A smart 10 year old asked me basically this question.
Consider a rectangle with both diagonals drawn in. Now ask if you can visit all the edges by travelling from some starting vertex and only ever going to a neighboring vertex but never visiting the same edge twice.
The answer is no, but is there an explanation would you could give to a smart 10 year old for this?
Suppose that your drawing DOES have a path that does what you say.
Any vertex is either a start or end vertex or an interior (visited along the way) vertex. If it's an interior vertex, it has an EVEN number of edges meeting it, because for each visit, there's the edge you arrived on and the edge you left on.
For a start/end vertex, it has an ODD number of edges meeting it. [But see below].
Conclusion: for a drawing with a suitable path, there are exactly two vertices with an odd number of edges meeting them.

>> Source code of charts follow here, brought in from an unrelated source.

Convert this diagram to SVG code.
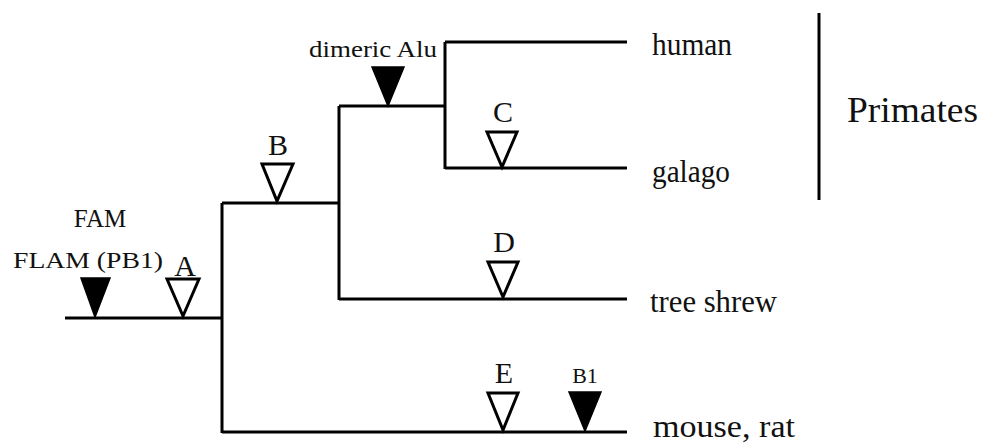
<svg xmlns="http://www.w3.org/2000/svg" width="990" height="444" viewBox="0 0 990 444">
<style>
.ln{stroke:#000;stroke-width:3;fill:none;stroke-linecap:butt}
.fill{fill:#000;stroke:#000;stroke-width:1.5;stroke-linejoin:miter}
.hollow{fill:#fff;stroke:#000;stroke-width:3;stroke-linejoin:miter}
text{font-family:"Liberation Serif","Times New Roman",serif;fill:#111}
.lbl{font-size:30px;text-anchor:middle}
.tax{font-size:31px}
.ev{text-anchor:middle}
</style>
<rect width="990" height="444" fill="#fff"/>
<g id="connectors">
<path class="ln" d="M65,318 H222 M222,203 V433 M222,203 H339 M222,432 H627 M339,106 V300 M339,299 H627 M339,106 H445 M445,42 V169 M445,42 H627 M445,168 H627"/>
<path class="ln" d="M819,13 V200"/>
</g>
<g id="FAM">
<polygon class="fill" points="81,278 110,278 95,317"/>
<text class="ev" x="100" y="227" style="font-size:25px">FAM</text>
<text x="13" y="268" style="font-size:24px" textLength="150" lengthAdjust="spacingAndGlyphs">FLAM (PB1)</text>
</g>
<g id="A">
<polygon class="hollow" points="167,279 199,279 183,316"/>
<text class="lbl" x="185" y="276">A</text>
</g>
<g id="B">
<polygon class="hollow" points="262,164 293,164 277,201"/>
<text class="lbl" x="278" y="155">B</text>
</g>
<g id="dimericAlu">
<polygon class="fill" points="372,67 404,67 388,106"/>
<text x="309" y="57" style="font-size:23px" textLength="128" lengthAdjust="spacingAndGlyphs">dimeric Alu</text>
</g>
<g id="C">
<polygon class="hollow" points="487,132 517,132 502,167"/>
<text class="lbl" x="503" y="122">C</text>
</g>
<g id="D">
<polygon class="hollow" points="488,262 518,262 503,297"/>
<text class="lbl" x="504" y="252">D</text>
</g>
<g id="E">
<polygon class="hollow" points="488,393 518,393 503,430"/>
<text class="lbl" x="504" y="383">E</text>
</g>
<g id="B1">
<polygon class="fill" points="569,392 601,392 585,431"/>
<text class="ev" x="585" y="383" style="font-size:22px">B1</text>
</g>
<g id="human"><text class="tax" x="652" y="55" textLength="80" lengthAdjust="spacingAndGlyphs">human</text></g>
<g id="galago"><text class="tax" x="652" y="182" textLength="78" lengthAdjust="spacingAndGlyphs">galago</text></g>
<g id="treeshrew"><text class="tax" x="650" y="312" textLength="127" lengthAdjust="spacingAndGlyphs">tree shrew</text></g>
<g id="mouserat"><text class="tax" x="653" y="437" textLength="142" lengthAdjust="spacingAndGlyphs">mouse, rat</text></g>
<g id="Primates"><text x="847" y="122" style="font-size:36px" textLength="131" lengthAdjust="spacingAndGlyphs">Primates</text></g>
</svg>
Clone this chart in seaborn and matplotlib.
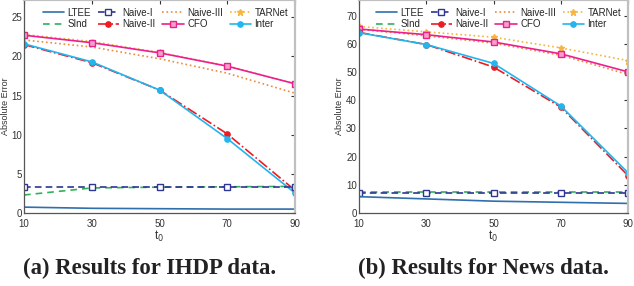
import numpy as np
import pandas as pd
import matplotlib
matplotlib.use("Agg")
import matplotlib.pyplot as plt
import seaborn as sns

sns.set_style("white")
plt.rcParams['font.family'] = ['Liberation Sans', 'DejaVu Sans']

t0 = [10, 30, 50, 70, 90]
xticks = [10, 30, 50, 70, 90]

# IHDP data
ihdp_ltee = [0.75, 0.6, 0.55, 0.5, 0.5]
ihdp_sind = [2.3, 3.2, 3.3, 3.35, 3.4]
ihdp_naive1 = [3.35, 3.35, 3.35, 3.35, 3.35]
ihdp_naive2 = [21.5, 19.2, 15.7, 10.1, 2.9]
ihdp_naive3 = [22.1, 21.2, 19.7, 17.85, 15.3]
ihdp_tarnet = [22.8, 21.9, 20.5, 18.8, 16.5]
ihdp_cfo = [22.7, 21.75, 20.45, 18.75, 16.5]
ihdp_inter = [21.6, 19.3, 15.7, 9.5, 2.55]

# News data
news_ltee = [5.8, 5.0, 4.2, 3.8, 3.4]
news_sind = [7.4, 7.4, 7.4, 7.4, 7.4]
news_naive1 = [7.0, 7.0, 7.0, 7.0, 7.0]
news_naive2 = [64.1, 59.8, 51.8, 37.6, 13.3]
news_naive3 = [65.2, 62.9, 60.3, 56.0, 49.2]
news_tarnet = [66.2, 64.3, 62.4, 58.6, 54.1]
news_cfo = [65.3, 63.3, 60.7, 56.5, 50.1]
news_inter = [64.0, 59.8, 53.1, 38.0, 14.3]

names = ["LTEE", "SInd", "Naive-I", "Naive-II", "Naive-III", "CFO", "TARNet", "Inter"]
styles = {
    "LTEE": dict(color="#2f6fad", ls="-", marker=None),
    "SInd": dict(color="#2db35a", ls=(0, (4, 3)), marker=None),
    "Naive-I": dict(color="#2e3592", ls=(0, (4, 2.5)), marker="s", mfc="white"),
    "Naive-II": dict(color="#ec1c24", ls="-.", marker="o", mfc="#ec1c24"),
    "Naive-III": dict(color="#f08a3c", ls=":", marker=None),
    "CFO": dict(color="#ec1f8e", ls="-", marker="s", mfc="#f5a0c8"),
    "TARNet": dict(color="#f5b53f", ls=":", marker="*", mfc="#f5b53f"),
    "Inter": dict(color="#22b5ee", ls="-", marker="o", mfc="#22b5ee"),
}

datasets = [
    dict(zip(names, [ihdp_ltee, ihdp_sind, ihdp_naive1, ihdp_naive2, ihdp_naive3, ihdp_cfo, ihdp_tarnet, ihdp_inter])),
    dict(zip(names, [news_ltee, news_sind, news_naive1, news_naive2, news_naive3, news_cfo, news_tarnet, news_inter])),
]
yticks = [[0, 5, 10, 15, 20, 25], [0, 10, 20, 30, 40, 50, 60, 70]]
ylims = [(0, 27.2), (0, 75.6)]
captions = ["(a) Results for IHDP data.", "(b) Results for News data."]
positions = [[24/634, 73/286, 271/634, 213/286], [359/634, 73/286, 269/634, 213/286]]
caption_x = [149.5/634, 483/634]
ylabel_x = [-0.052, -0.056]

fig = plt.figure(figsize=(6.34, 2.86), dpi=100)
draw_order = ["Naive-III", "TARNet", "CFO", "Naive-II", "Inter", "SInd", "Naive-I", "LTEE"]
for k in range(2):
    ax = fig.add_axes(positions[k])
    handles = {}
    for name in draw_order:
        st = styles[name]
        df = pd.DataFrame({"t0": t0, "err": datasets[k][name]})
        kw = dict(color=st["color"], linestyle=st["ls"], linewidth=1.2)
        if st["marker"]:
            kw.update(marker=st["marker"], markersize=3.8 if st["marker"] != "*" else 5,
                      markerfacecolor=st["mfc"], markeredgecolor=st["color"], markeredgewidth=1.0)
        sns.lineplot(data=df, x="t0", y="err", ax=ax, label=name, **kw)
        handles[name] = ax.get_lines()[-1]
    ax.set_xlim(10, 90)
    ax.set_ylim(*ylims[k])
    ax.set_xticks(xticks)
    ax.set_yticks(yticks[k])
    ax.tick_params(direction="in", length=3, width=0.8, labelsize=7, colors="#333333",
                   top=True, right=True, pad=4)
    ax.tick_params(axis="y", pad=1.5)
    for s in ["left", "bottom"]:
        ax.spines[s].set_color("#555555")
        ax.spines[s].set_linewidth(0.9)
    for s in ["top", "right"]:
        ax.spines[s].set_color("#c0c0c0")
        ax.spines[s].set_linewidth(1.6)
    ax.set_xlabel("t$_0$", fontsize=8.5, color="#333333", labelpad=0)
    ax.set_ylabel("Absolute Error", fontsize=6.5, color="#333333")
    ax.yaxis.set_label_coords(ylabel_x[k], 0.5)
    leg = ax.legend([handles[n] for n in names], names, ncol=4, loc="upper right",
                    frameon=False, fontsize=7, handlelength=2.2, columnspacing=0.7,
                    handletextpad=0.35, labelspacing=0.15, borderaxespad=0.3,
                    bbox_to_anchor=(1.0, 0.995))
    fig.text(caption_x[k], 0.062, captions[k], ha="center", va="center", fontsize=16.4,
             fontweight="bold", family="Liberation Serif", color="#222222")

fig.savefig("out.png", dpi=100)
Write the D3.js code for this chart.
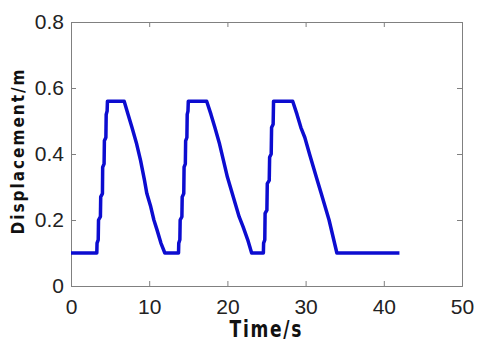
<!DOCTYPE html>
<html>
<head>
<meta charset="UTF-8">
<script src="https://d3js.org/d3.v7.min.js"></script>
<style>
  body { margin: 0; background: #fff; }
  svg { display: block; }
  .tick-label { font-family: "Liberation Sans", Arial, sans-serif; font-size: 21px; fill: #222; }
  .axis-title { font-family: "DejaVu Sans Condensed", "DejaVu Sans", sans-serif; font-weight: bold; fill: #111; }
</style>
</head>
<body>
<svg width="482" height="344"></svg>
<script>
// data
const time = [
  0, 3.30, 3.33, 3.48, 3.52, 3.76, 3.80, 4.02, 4.05, 4.23, 4.27, 4.46, 4.50, 4.62, 4.66,
  6.80, 7.3, 7.8, 8.4, 8.9, 9.4, 9.7, 10.2, 10.6, 11.0, 11.5, 12.0,
  13.75, 13.78, 13.92, 13.96, 14.18, 14.22, 14.42, 14.46, 14.62, 14.66, 14.82, 14.86, 14.96, 15.0,
  17.35, 17.9, 18.4, 19.0, 19.5, 20.0, 20.5, 21.0, 21.5, 22.0, 22.6, 23.1,
  24.6, 24.63, 24.78, 24.82, 25.05, 25.1, 25.35, 25.4, 25.6, 25.65, 25.85, 25.9,
  28.35, 28.9, 29.4, 29.9, 30.5, 31.0, 31.5, 32.0, 32.5, 33.0, 33.5, 34.0,
  42.0
];
const displacement = [
  0.10, 0.10, 0.13, 0.14, 0.20, 0.21, 0.27, 0.28, 0.36, 0.37, 0.44, 0.45, 0.52, 0.53, 0.56,
  0.56, 0.52, 0.48, 0.43, 0.38, 0.32, 0.28, 0.24, 0.20, 0.17, 0.13, 0.10,
  0.10, 0.13, 0.14, 0.20, 0.21, 0.27, 0.28, 0.36, 0.37, 0.44, 0.45, 0.52, 0.53, 0.56,
  0.56, 0.52, 0.48, 0.43, 0.38, 0.33, 0.29, 0.25, 0.21, 0.18, 0.14, 0.10,
  0.10, 0.13, 0.14, 0.22, 0.23, 0.31, 0.32, 0.39, 0.40, 0.48, 0.49, 0.56,
  0.56, 0.52, 0.48, 0.45, 0.40, 0.36, 0.32, 0.28, 0.24, 0.20, 0.15, 0.10,
  0.10
];
const xTicks = [0, 10, 20, 30, 40, 50];
const yTicks = [0, 0.2, 0.4, 0.6, 0.8];
const yTickLabels = ["0", "0.2", "0.4", "0.6", "0.8"];

const margin = { left: 71, top: 22, right: 20, bottom: 58 };
const width = 482, height = 344;

const svg = d3.select("svg");

const x = d3.scaleLinear().domain([0, 50]).range([margin.left, width - margin.right]);
const y = d3.scaleLinear().domain([0, 0.8]).range([height - margin.bottom, margin.top]);

const frameColor = "#808080";

// bottom axis
const gx = svg.append("g")
  .attr("transform", `translate(0,${y(0)})`)
  .call(d3.axisBottom(x).tickValues(xTicks).tickSize(-5).tickPadding(9).tickFormat(d3.format("d")));
// left axis
const gy = svg.append("g")
  .attr("transform", `translate(${x(0)},0)`)
  .call(d3.axisLeft(y).tickValues(yTicks).tickSize(-5).tickPadding(7).tickFormat((d, i) => yTickLabels[i]));
// top and right (ticks only)
const gt = svg.append("g")
  .attr("transform", `translate(0,${y(0.8)})`)
  .call(d3.axisTop(x).tickValues(xTicks).tickSize(-5).tickFormat(""));
const gr = svg.append("g")
  .attr("transform", `translate(${x(50)},0)`)
  .call(d3.axisRight(y).tickValues(yTicks).tickSize(-5).tickFormat(""));

[gx, gy, gt, gr].forEach(g => {
  g.select(".domain").attr("stroke", frameColor);
  g.selectAll(".tick line").attr("stroke", frameColor);
  g.selectAll(".tick text").attr("class", "tick-label").attr("font-size", null).attr("font-family", null);
});
gx.selectAll(".tick text").attr("dy", "0.9em");
gy.selectAll(".tick text").attr("dy", "0.3em");

// line
const line = d3.line()
  .x((d, i) => x(time[i]))
  .y(d => y(d));

svg.append("path")
  .datum(displacement)
  .attr("fill", "none")
  .attr("stroke", "#0c0cd0")
  .attr("stroke-width", 3.5)
  .attr("stroke-linejoin", "round")
  .attr("d", line);

// axis titles (narrow, widely spaced letters)
svg.append("text")
  .attr("class", "axis-title")
  .attr("transform", `translate(${(x(20) + x(30)) / 2 - 1},337) scale(1,1.2)`)
  .attr("text-anchor", "middle")
  .attr("font-size", 19)
  .attr("textLength", 72)
  .attr("lengthAdjust", "spacing")
  .text("Time/s");

svg.append("text")
  .attr("class", "axis-title")
  .attr("transform", "translate(24,152) rotate(-90)")
  .attr("text-anchor", "middle")
  .attr("font-size", 17)
  .attr("textLength", 165)
  .attr("lengthAdjust", "spacing")
  .text("Displacement/m");
</script>
</body>
</html>
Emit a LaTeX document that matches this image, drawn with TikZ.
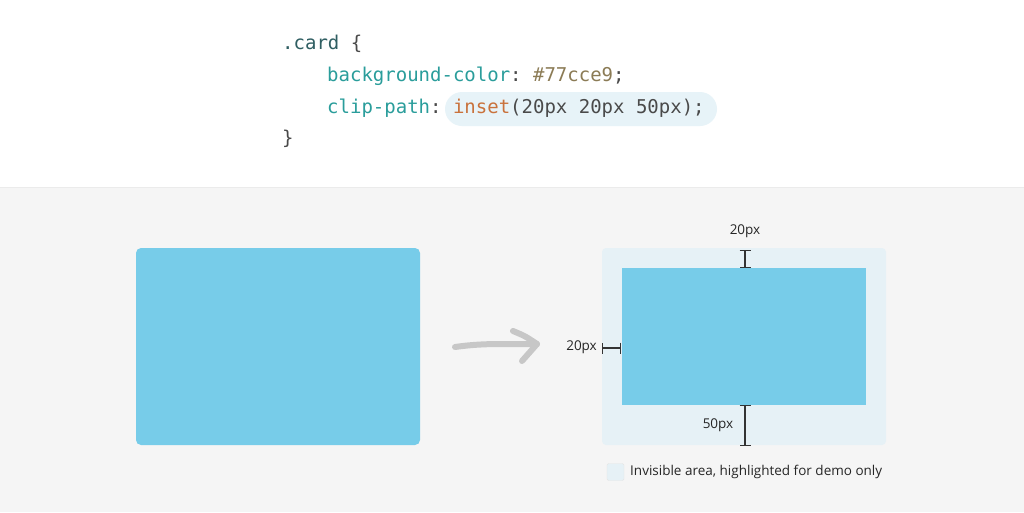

But in your example, there are 4 such vertices. Hence, no suitable path.
Revised and improved answer:
Look at each vertex of the drawing, and suppose that you had a path that traverses each edge exactly once. Begin by drawing a circle around the start and end points of the path (the two circles may be at the same vertex). At every non-circled vertex, the path arrives and leaves the same number of times, so all non-circled vertices have even degree. Conclusion: In the whole drawing, there are at most two vertices of odd degree. Your square with diagonals has 4. So the supposition that there is a "nice" path in this drawing must be incorrect.